Lantas mengapa saat ajaran Islam ini hadir, lengkap dengan sosok teladan yang konkret hati kita masih ragu dengan akhirat?
Mengapa hati dan akal masih saja menghendaki kehidupan dunia, kehidupan kini yang fana dan sudah pasti akan berakhir?
“Ketahuilah, bahwa sesungguhnya kehidupan dunia itu hanyalah permainan dan suatu yang melalaikan, perhiasan dan bermegah-megah antara kamu serta berbangga-bangga dengan banyaknya harta dan anak, seperti hujan yang tanam-tanamannya mengagumkan para petani; kemudian tanaman itu menjadi kering dan kamu lihat warnanya kuning kemudian hancur. Dan di akhirat (nanti) ada adzab yang keras dan ampunan dari Allah serta keridhaan-Nya. Dan kehidupan dunia ini tidak lain hanyalah kesenangan yang menipu.” (QS. Al-Hadîd [57]:20).
Ayat itu menuntun para sahabat Nabi Muhammad ﷺ sama sekali tidak ambisius terhadap kehidupan dunia.

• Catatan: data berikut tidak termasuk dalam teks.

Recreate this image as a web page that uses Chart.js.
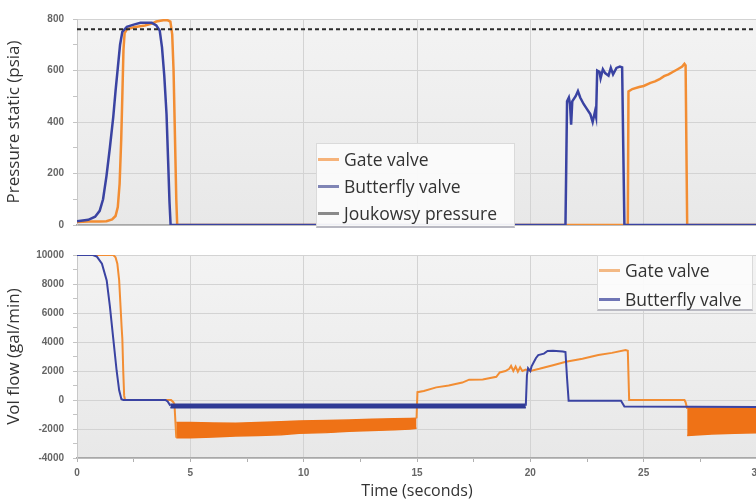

Mereka lebih memilih berjuang menggapai kebahagiaan hidup di akhirat, yang abadi, bukan tempat berbangga-bangga yang penuh kepalsuan.
Maka, saat harta, kedudukan menghampiri kehidupan mereka, hati mereka sama sekali tidak berubah menjadi tamak dan menjadi pemuja harta dunia. Sebab mereka sadar, itu hanyalah kesenangan sementara.

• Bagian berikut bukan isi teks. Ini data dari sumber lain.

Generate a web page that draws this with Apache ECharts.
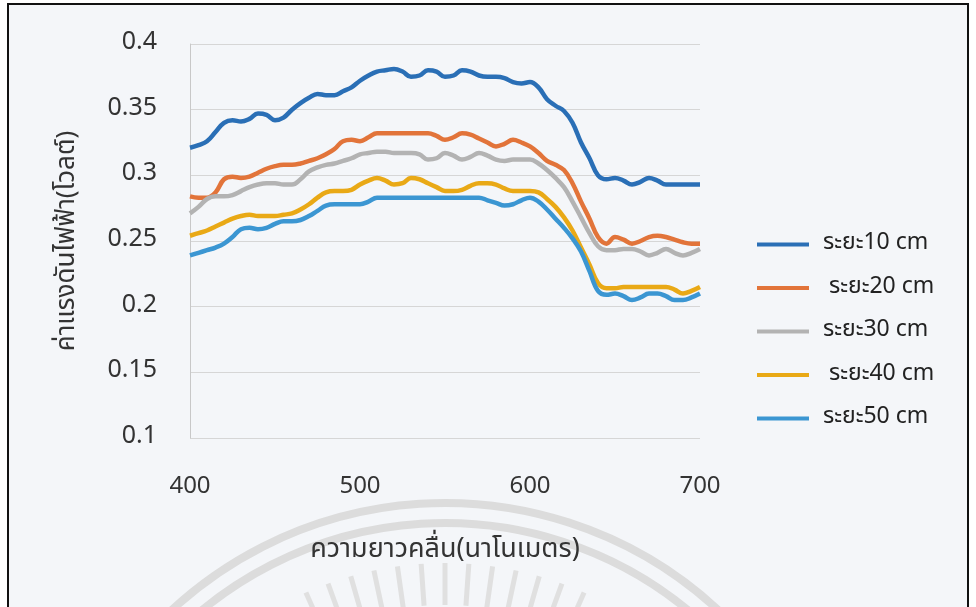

Di dalam ayat yang lain Allah Ta’ala tegaskan.
“وَمَا الْحَيَاةُ الدُّنْيَا إِلَّا لَعِبٌ وَلَهْوٌ ۖ وَلَلدَّارُ الْآخِرَةُ خَيْرٌ لِلَّذِينَ يَتَّقُونَ ۗ أَفَلَا تَعْقِلُونَ
“Dan kehidupan dunia ini tiada lain hanyalah main-main dan senda gurau belaka. dan sungguh kampung akhirat itu lebih baik bagi orang-orang yang bertakwa. Maka tidakkah kamu mau memahaminya?” (QS. Al-An’âm [6]:32).

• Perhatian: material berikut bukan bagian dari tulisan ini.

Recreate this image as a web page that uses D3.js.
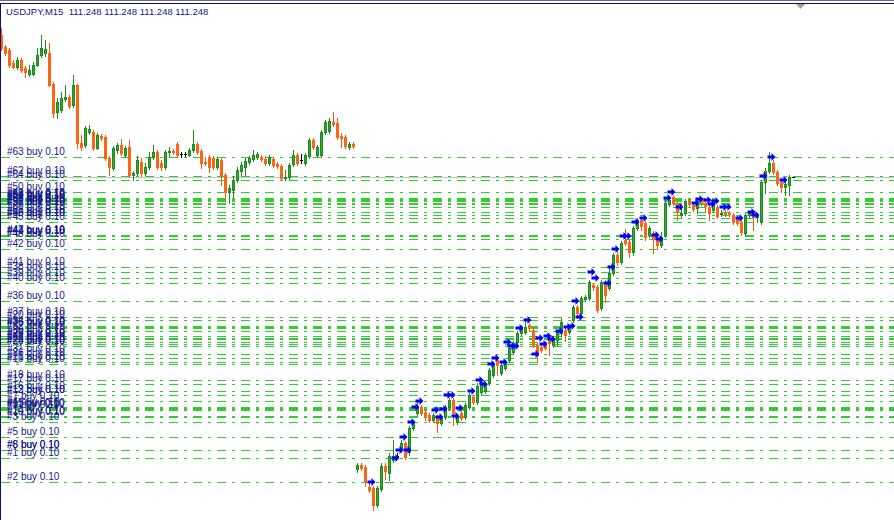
<!DOCTYPE html>
<html>
<head>
<meta charset="utf-8">
<script src="https://cdn.jsdelivr.net/npm/d3@7"></script>
<style>
  html, body { margin: 0; padding: 0; background: #fff; }
  svg { display: block; }
</style>
</head>
<body>
<svg id="chart" width="894" height="520"></svg>
<script>
  var W = 894, H = 520;

  var symbol = "USDJPY,M15";
  var barOHLC = [111.248, 111.248, 111.248, 111.248];
  var bidPrice = 111.248;

  // candles, one per 15 min bar, left to right
  var openP = [
    111.390,111.378,111.375,111.362,111.358,111.365,111.357,111.351,111.351,111.360,
    111.370,111.372,111.372,111.341,111.313,111.315,111.326,111.328,111.320,111.340,
    111.282,111.280,111.293,111.293,111.277,111.289,111.288,111.267,111.257,111.275,
    111.280,111.270,111.278,111.250,111.252,111.263,111.252,111.258,111.268,111.273,
    111.262,111.258,111.273,111.274,111.281,111.271,111.271,111.270,111.275,111.281,
    111.274,111.263,111.268,111.267,111.258,111.265,111.250,111.233,111.235,111.245,
    111.254,111.258,111.263,111.266,111.268,111.268,111.266,111.262,111.266,111.261,
    111.259,111.247,111.248,111.261,111.270,111.265,111.262,111.269,111.285,111.270,
    111.270,111.293,111.294,111.303,111.302,111.289,111.288,111.278,111.281,
    110.956,110.960,110.958,110.938,110.937,110.920,110.936,110.959,110.952,110.965,
    110.969,110.975,110.982,110.973,110.997,111.012,111.018,111.013,111.010,111.005,
    111.008,111.002,111.008,111.018,111.025,111.003,111.012,111.008,111.018,111.028,
    111.023,111.033,111.034,111.042,111.050,111.065,111.052,111.057,111.065,111.073,
    111.083,111.092,111.093,111.100,111.095,111.080,111.078,111.082,111.087,111.080,
    111.085,111.092,111.095,111.093,111.105,111.118,111.112,111.126,111.127,111.140,
    111.138,111.117,111.143,111.137,111.152,111.170,111.163,111.185,111.183,111.173,
    111.197,111.205,111.202,111.190,111.192,111.187,111.180,111.190,111.221,111.228,
    111.222,111.210,111.212,111.224,111.220,111.217,111.225,111.222,111.218,111.215,
    111.218,111.211,111.213,111.212,111.210,111.207,111.203,111.192,111.210,111.212,
    111.208,111.203,111.243,111.254,111.262,111.253,111.243,111.238,111.240,111.248
  ];
  var highP = [
    111.397,111.380,111.377,111.365,111.368,111.367,111.359,111.360,111.363,111.377,
    111.390,111.385,111.382,111.343,111.327,111.333,111.340,111.330,111.350,111.341,
    111.290,111.299,111.300,111.295,111.292,111.291,111.290,111.269,111.279,111.282,
    111.286,111.279,111.285,111.254,111.269,111.267,111.262,111.273,111.280,111.275,
    111.265,111.275,111.278,111.276,111.283,111.273,111.273,111.277,111.295,111.283,
    111.276,111.268,111.270,111.269,111.268,111.267,111.252,111.240,111.249,111.258,
    111.263,111.267,111.269,111.275,111.273,111.270,111.269,111.270,111.268,111.263,
    111.261,111.255,111.262,111.275,111.272,111.271,111.272,111.287,111.287,111.280,
    111.295,111.305,111.307,111.313,111.307,111.292,111.290,111.283,111.283,
    110.962,110.962,110.960,110.942,110.939,110.939,110.962,110.962,110.972,110.985,
    110.972,110.985,110.984,110.999,111.005,111.025,111.020,111.015,111.012,111.012,
    111.010,111.009,111.020,111.027,111.027,111.011,111.014,111.022,111.032,111.030,
    111.042,111.045,111.042,111.057,111.063,111.067,111.062,111.065,111.079,111.084,
    111.094,111.100,111.107,111.102,111.097,111.082,111.080,111.084,111.089,111.089,
    111.095,111.107,111.097,111.100,111.120,111.120,111.129,111.130,111.145,111.142,
    111.140,111.145,111.145,111.160,111.172,111.175,111.184,111.196,111.185,111.199,
    111.207,111.207,111.204,111.199,111.194,111.189,111.193,111.225,111.228,111.230,
    111.224,111.220,111.226,111.226,111.222,111.222,111.227,111.224,111.220,111.225,
    111.220,111.215,111.215,111.214,111.212,111.209,111.205,111.212,111.214,111.214,
    111.212,111.245,111.257,111.273,111.265,111.255,111.245,111.245,111.250,111.248
  ];
  var lowP = [
    111.375,111.370,111.358,111.357,111.356,111.353,111.348,111.349,111.350,111.359,
    111.368,111.369,111.339,111.308,111.307,111.313,111.324,111.317,111.318,111.277,
    111.275,111.278,111.291,111.275,111.276,111.285,111.265,111.250,111.255,111.272,
    111.270,111.268,111.248,111.245,111.250,111.249,111.250,111.256,111.266,111.256,
    111.255,111.256,111.268,111.271,111.268,111.268,111.269,111.269,111.273,111.271,
    111.257,111.260,111.253,111.256,111.256,111.240,111.227,111.222,111.228,111.243,
    111.249,111.250,111.261,111.264,111.266,111.264,111.260,111.260,111.258,111.257,
    111.245,111.245,111.246,111.259,111.260,111.262,111.260,111.267,111.276,111.268,
    111.269,111.291,111.292,111.299,111.286,111.278,111.277,111.276,111.277,
    110.953,110.955,110.939,110.933,110.915,110.918,110.934,110.946,110.945,110.963,
    110.967,110.973,110.966,110.970,110.995,111.010,111.010,111.005,111.003,111.003,
    110.993,111.000,111.006,111.016,111.000,111.001,111.005,111.006,111.016,111.021,
    111.021,111.031,111.032,111.040,111.048,111.050,111.050,111.055,111.063,111.071,
    111.081,111.090,111.091,111.095,111.078,111.063,111.073,111.075,111.070,111.078,
    111.080,111.089,111.084,111.091,111.103,111.107,111.110,111.124,111.125,111.135,
    111.113,111.115,111.123,111.135,111.150,111.160,111.161,111.180,111.168,111.170,
    111.195,111.195,111.185,111.188,111.172,111.177,111.178,111.188,111.219,111.220,
    111.205,111.208,111.210,111.219,111.214,111.212,111.220,111.213,111.205,111.213,
    111.207,111.209,111.209,111.209,111.201,111.200,111.190,111.190,111.208,111.195,
    111.203,111.201,111.232,111.252,111.251,111.240,111.233,111.230,111.230,111.248
  ];
  var closeP = [
    111.377,111.372,111.360,111.358,111.365,111.355,111.353,111.355,111.360,111.370,
    111.377,111.376,111.340,111.312,111.323,111.327,111.328,111.319,111.340,111.282,
    111.278,111.297,111.296,111.277,111.290,111.287,111.267,111.258,111.277,111.280,
    111.272,111.277,111.250,111.252,111.265,111.252,111.258,111.268,111.273,111.258,
    111.258,111.273,111.274,111.273,111.270,111.271,111.271,111.275,111.281,111.273,
    111.262,111.262,111.258,111.258,111.266,111.250,111.233,111.237,111.245,111.255,
    111.260,111.264,111.267,111.270,111.271,111.266,111.262,111.268,111.260,111.259,
    111.247,111.248,111.260,111.270,111.262,111.265,111.270,111.285,111.278,111.278,
    111.293,111.303,111.304,111.301,111.288,111.287,111.279,111.281,111.279,
    110.960,110.957,110.944,110.935,110.920,110.937,110.959,110.954,110.969,110.969,
    110.969,110.982,110.968,110.997,111.003,111.018,111.012,111.009,111.005,111.010,
    111.002,111.007,111.018,111.025,111.012,111.009,111.007,111.020,111.030,111.023,
    111.039,111.043,111.040,111.055,111.061,111.060,111.060,111.063,111.077,111.082,
    111.092,111.098,111.098,111.097,111.080,111.070,111.075,111.077,111.082,111.087,
    111.093,111.103,111.090,111.098,111.118,111.112,111.127,111.128,111.143,111.138,
    111.115,111.143,111.130,111.152,111.170,111.163,111.182,111.182,111.173,111.197,
    111.205,111.199,111.188,111.197,111.186,111.180,111.188,111.222,111.225,111.222,
    111.213,111.212,111.224,111.221,111.216,111.220,111.222,111.219,111.212,111.223,
    111.209,111.212,111.211,111.211,111.203,111.202,111.193,111.210,111.212,111.208,
    111.210,111.243,111.254,111.262,111.253,111.242,111.238,111.241,111.248,111.248
  ];

  // open buy orders: ticket number, bar index of entry, open price
  var orderNums = [2,1,6,5,8,3,4,7,9,10,11,12,13,14,15,16,18,17,19,26,21,22,23,24,25,20,31,28,29,30,27,32,33,34,36,37,38,39,40,41,42,43,44,45,46,47,48,49,50,51,52,53,54,55,56,57,58,59,60,61,62,63,64];
  var orderBars = [92,98,99,100,101,102,103,104,108,109,110,111,112,113,114,117,119,120,122,123,125,126,127,128,129,131,133,134,135,136,137,139,141,142,143,144,147,148,151,152,153,155,156,158,160,163,164,166,167,169,173,174,176,177,178,180,181,184,187,188,190,192,195];
  var orderPrices = [
    110.943,110.967,110.975,110.988,110.975,111.003,111.018,111.024,111.015,111.008,
    111.016,111.030,111.030,111.009,111.017,111.034,111.045,111.041,111.061,111.067,
    111.063,111.083,111.079,111.079,111.097,111.105,111.071,111.087,111.081,111.089,
    111.086,111.094,111.098,111.099,111.124,111.108,111.153,111.147,111.142,111.158,
    111.176,111.189,111.189,111.203,111.207,111.190,111.186,111.227,111.233,111.218,
    111.222,111.226,111.225,111.221,111.224,111.218,111.218,111.207,111.213,111.210,
    111.249,111.268,111.245
  ];
  var orderLots = "0.10";

  var BULL = "#2ea82e", BULL_EDGE = "#1f8a1f";
  var BEAR = "#ff6414", BEAR_EDGE = "#ee5a0a";
  var ORDER_LINE = "#32cd32";
  var TEXT_COLOR = "#161690";

  var svg = d3.select("#chart");
  svg.append("rect").attr("width", W).attr("height", H).attr("fill", "#fff");

  var x = d3.scaleLinear().domain([0, openP.length - 1]).range([1.5, 1.5 + 4 * (openP.length - 1)]);
  var y = d3.scaleLinear().domain([110.905, 111.425]).range([H, 0]);

  var candles = openP.map(function (o, i) {
    return { i: i, o: o, h: highP[i], l: lowP[i], c: closeP[i] };
  });

  // order lines (dash-dot)
  var orders = orderNums.map(function (n, k) {
    return { num: n, bar: orderBars[k], price: orderPrices[k] };
  });

  svg.append("g").attr("shape-rendering", "crispEdges")
    .selectAll("line").data(orders).enter().append("line")
    .attr("x1", 1).attr("x2", W)
    .attr("y1", function (d) { return Math.round(y(d.price)) + 0.5; })
    .attr("y2", function (d) { return Math.round(y(d.price)) + 0.5; })
    .attr("stroke", ORDER_LINE)
    .attr("stroke-dasharray", "9,6,3,6");

  // bid line
  svg.append("line")
    .attr("x1", 1).attr("x2", W)
    .attr("y1", Math.round(y(bidPrice)) + 0.5).attr("y2", Math.round(y(bidPrice)) + 0.5)
    .attr("stroke", "#c8c8c8")
    .attr("shape-rendering", "crispEdges");

  function colorOf(d, edge) {
    if (d.c > d.o) return edge ? BULL_EDGE : BULL;
    if (d.c < d.o) return edge ? BEAR_EDGE : BEAR;
    return "#000";
  }

  var cg = svg.append("g").attr("shape-rendering", "crispEdges");

  cg.selectAll("line.wick").data(candles).enter().append("line")
    .attr("class", "wick")
    .attr("x1", function (d) { return x(d.i); })
    .attr("x2", function (d) { return x(d.i); })
    .attr("y1", function (d) { return Math.round(y(d.h)); })
    .attr("y2", function (d) { return Math.round(y(d.l)) + 1; })
    .attr("stroke", function (d) { return colorOf(d, true); });

  cg.selectAll("rect.body").data(candles).enter().append("rect")
    .attr("class", "body")
    .attr("x", function (d) { return x(d.i) - 1.5; })
    .attr("width", 3)
    .attr("y", function (d) { return Math.round(y(Math.max(d.o, d.c))); })
    .attr("height", function (d) {
      return Math.max(1, Math.round(y(Math.min(d.o, d.c))) - Math.round(y(Math.max(d.o, d.c))) + 1);
    })
    .attr("fill", function (d) { return colorOf(d, false); });

  // dark edge on bull bodies
  cg.selectAll("rect.edge").data(candles.filter(function (d) { return d.c > d.o; })).enter().append("rect")
    .attr("class", "edge")
    .attr("x", function (d) { return x(d.i) - 1; })
    .attr("width", 2)
    .attr("y", function (d) { return Math.round(y(d.c)) + 0.5; })
    .attr("height", function (d) { return Math.max(0, Math.round(y(d.o)) - Math.round(y(d.c))); })
    .attr("fill", "none")
    .attr("stroke", BULL_EDGE);

  // buy arrows
  svg.append("g").selectAll("path").data(orders).enter().append("path")
    .attr("d", function (d) {
      var cx = x(d.bar) + 2, cy = y(d.price);
      return "M" + (cx - 4) + "," + (cy - 1.5) + "H" + cx + "V" + (cy - 4) +
        "L" + (cx + 4) + "," + cy + "L" + cx + "," + (cy + 4) + "V" + (cy + 1.5) +
        "H" + (cx - 4) + "Z";
    })
    .attr("fill", "#0000ff");

  // order labels
  svg.append("g").selectAll("text").data(orders).enter().append("text")
    .attr("x", 7)
    .attr("y", function (d) { return Math.round(y(d.price)) - 2; })
    .attr("font-family", "'Liberation Sans', Arial, sans-serif")
    .attr("font-size", "10px")
    .attr("fill", TEXT_COLOR)
    .text(function (d) { return "#" + d.num + " buy " + orderLots; });

  // frame
  svg.append("line").attr("x1", 0).attr("x2", W).attr("y1", 0.5).attr("y2", 0.5)
    .attr("stroke", "#6a6a8a");
  svg.append("line").attr("x1", 0).attr("x2", W).attr("y1", 3.5).attr("y2", 3.5)
    .attr("stroke", "#10106a");
  svg.append("line").attr("x1", 0.5).attr("x2", 0.5).attr("y1", 3).attr("y2", H)
    .attr("stroke", "#10106a");

  // chart shift marker
  svg.append("path").attr("d", "M796,4L805,4L800.5,9Z").attr("fill", "#a0a0a0");

  // title
  svg.append("text")
    .attr("x", 6).attr("y", 15)
    .attr("font-family", "'Liberation Sans', Arial, sans-serif")
    .attr("font-size", "9.5px")
    .attr("fill", TEXT_COLOR)
    .attr("xml:space", "preserve")
    .text(symbol + "  " + barOHLC.map(function (v) { return v.toFixed(3); }).join(" "));
</script>
</body>
</html>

Dengan demikian untuk apa hati kita gelisah, sibuk, gembira, bahkan berbangga-bangga dengan urusan dunia.
Sebuah alam kehidupan yang Allah tegaskan tak lebih dari tempat bermain dan bersenda gurau.
Mari lihat alam akhirat dengan memupuk kebaikan dalam diri sampai menjadi insan yang bertaqwa. Sungguh hanya itulah cara terbaik hidup bahagia, selamat, dan sukses sejati.
Sukses yang akan menjadikan hati ini ridha dengan ketetapan-Nya, sehingga tidak ada yang menjajah akal dan hati kita dari konsisten, komitmen dan istiqomah beribadah hanya kepada-Nya.